Data block:
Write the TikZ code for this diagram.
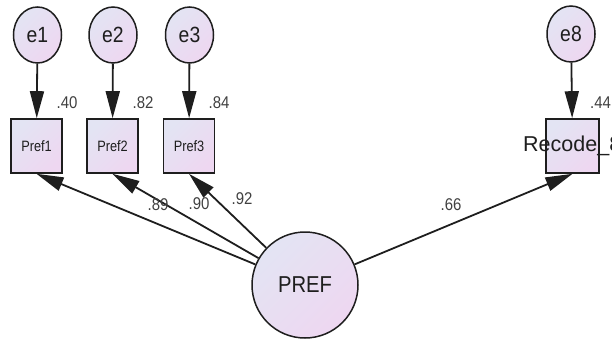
\documentclass[tikz,border=0pt]{standalone}
\usepackage{fontspec}
\setmainfont{Liberation Sans}
\usetikzlibrary{arrows.meta,shapes.geometric}
\definecolor{fillA}{HTML}{E3E4F3}
\definecolor{fillB}{HTML}{EED7F1}
\definecolor{ink}{HTML}{1E1E1E}
% slightly condensed lettering
\newcommand{\narrow}[2][0.88]{\scalebox{#1}[1]{#2}}
\tikzset{
  shaded/.style={top color=fillA, bottom color=fillB, shading angle=45},
  errvar/.style={ellipse, draw=ink, line width=1.5pt, shaded,
    minimum width=48pt, minimum height=56pt, inner sep=0pt,
    font=\fontsize{22}{22}\selectfont, text=ink},
  obsvar/.style={rectangle, draw=ink, line width=1.6pt, shaded,
    minimum width=51pt, minimum height=54pt, inner sep=0pt,
    font=\fontsize{15}{15}\selectfont, text=ink},
  latvar/.style={circle, draw=ink, line width=1.5pt, shaded,
    minimum size=106pt, inner sep=0pt,
    font=\fontsize{23}{23}\selectfont, text=ink},
  path/.style={draw=ink, line width=1.8pt,
    -{Triangle[length=27pt,width=14pt]}},
  coef/.style={font=\fontsize{17}{17}\selectfont, text=ink!85, inner sep=0pt}
}
\begin{document}
\begin{tikzpicture}[x=1pt, y=-1pt]
  \useasboundingbox (0,0) rectangle (612,342);
  \clip (0,0) rectangle (612,342);

  % latent factor
  \node[latvar] (pref) at (305,285) {\narrow{PREF}};

  % indicators
  \node[obsvar] (p1) at (36.5,146) {\narrow[0.85]{Pref1}};
  \node[obsvar] (p2) at (112.5,146) {\narrow[0.85]{Pref2}};
  \node[obsvar] (p3) at (189,146) {\narrow[0.85]{Pref3}};
  \node[obsvar, minimum width=53pt] (p8) at (572.5,146) {};

  % error terms
  \node[errvar] (e1) at (37.5,35) {\narrow{e1}};
  \node[errvar] (e2) at (113,35) {\narrow{e2}};
  \node[errvar] (e3) at (189.5,35) {\narrow{e3}};
  \node[errvar] (e8) at (571,34) {\narrow{e8}};

  % error paths
  \draw[path] (e1) -- (p1);
  \draw[path] (e2) -- (p2);
  \draw[path] (e3) -- (p3);
  \draw[path] (e8) -- (p8);

  % factor loadings
  \draw[path] (pref) -- (p1.south);
  \draw[path] (pref) -- (p2.south);
  \draw[path] (pref) -- (p3.south);
  \draw[path] (pref) -- (p8.south);

  % label of the last indicator runs past its box
  \node[font=\fontsize{21.5}{21.5}\selectfont, text=ink, inner sep=0pt,
        anchor=west] (p8lab) at (523,146) {Recode\_8};

  % squared multiple correlations
  \node[coef] (r1) at (67,103) {\narrow{.40}};
  \node[coef] (r2) at (143,103) {\narrow{.82}};
  \node[coef] (r3) at (219,103) {\narrow{.84}};
  \node[coef, anchor=west] (r8) at (590,103) {\narrow{.44}};

  % standardized loadings
  \node[coef] (l1) at (158,205) {\narrow{.89}};
  \node[coef] (l2) at (199,204) {\narrow{.90}};
  \node[coef] (l3) at (242,199) {\narrow{.92}};
  \node[coef] (l8) at (451,205) {\narrow{.66}};
\end{tikzpicture}
\end{document}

Goal of the exercise:
Skip the images and write out the rest of the listing exactly.

In response:
Write the TikZ code for this diagram.
\documentclass[tikz,border=0pt]{standalone}
\usepackage{fontspec}
\setmainfont{Liberation Sans}
\usetikzlibrary{arrows.meta,shapes.geometric}
\definecolor{fillA}{HTML}{E3E4F3}
\definecolor{fillB}{HTML}{EED7F1}
\definecolor{ink}{HTML}{1E1E1E}
% slightly condensed lettering
\newcommand{\narrow}[2][0.88]{\scalebox{#1}[1]{#2}}
\tikzset{
  shaded/.style={top color=fillA, bottom color=fillB, shading angle=45},
  errvar/.style={ellipse, draw=ink, line width=1.5pt, shaded,
    minimum width=48pt, minimum height=56pt, inner sep=0pt,
    font=\fontsize{22}{22}\selectfont, text=ink},
  obsvar/.style={rectangle, draw=ink, line width=1.6pt, shaded,
    minimum width=51pt, minimum height=54pt, inner sep=0pt,
    font=\fontsize{15}{15}\selectfont, text=ink},
  latvar/.style={circle, draw=ink, line width=1.5pt, shaded,
    minimum size=106pt, inner sep=0pt,
    font=\fontsize{23}{23}\selectfont, text=ink},
  path/.style={draw=ink, line width=1.8pt,
    -{Triangle[length=27pt,width=14pt]}},
  coef/.style={font=\fontsize{17}{17}\selectfont, text=ink!85, inner sep=0pt}
}
\begin{document}
\begin{tikzpicture}[x=1pt, y=-1pt]
  \useasboundingbox (0,0) rectangle (612,342);
  \clip (0,0) rectangle (612,342);

  % latent factor
  \node[latvar] (pref) at (305,285) {\narrow{PREF}};

  % indicators
  \node[obsvar] (p1) at (36.5,146) {\narrow[0.85]{Pref1}};
  \node[obsvar] (p2) at (112.5,146) {\narrow[0.85]{Pref2}};
  \node[obsvar] (p3) at (189,146) {\narrow[0.85]{Pref3}};
  \node[obsvar, minimum width=53pt] (p8) at (572.5,146) {};

  % error terms
  \node[errvar] (e1) at (37.5,35) {\narrow{e1}};
  \node[errvar] (e2) at (113,35) {\narrow{e2}};
  \node[errvar] (e3) at (189.5,35) {\narrow{e3}};
  \node[errvar] (e8) at (571,34) {\narrow{e8}};

  % error paths
  \draw[path] (e1) -- (p1);
  \draw[path] (e2) -- (p2);
  \draw[path] (e3) -- (p3);
  \draw[path] (e8) -- (p8);

  % factor loadings
  \draw[path] (pref) -- (p1.south);
  \draw[path] (pref) -- (p2.south);
  \draw[path] (pref) -- (p3.south);
  \draw[path] (pref) -- (p8.south);

  % label of the last indicator runs past its box
  \node[font=\fontsize{21.5}{21.5}\selectfont, text=ink, inner sep=0pt,
        anchor=west] (p8lab) at (523,146) {Recode\_8};

  % squared multiple correlations
  \node[coef] (r1) at (67,103) {\narrow{.40}};
  \node[coef] (r2) at (143,103) {\narrow{.82}};
  \node[coef] (r3) at (219,103) {\narrow{.84}};
  \node[coef, anchor=west] (r8) at (590,103) {\narrow{.44}};

  % standardized loadings
  \node[coef] (l1) at (158,205) {\narrow{.89}};
  \node[coef] (l2) at (199,204) {\narrow{.90}};
  \node[coef] (l3) at (242,199) {\narrow{.92}};
  \node[coef] (l8) at (451,205) {\narrow{.66}};
\end{tikzpicture}
\end{document}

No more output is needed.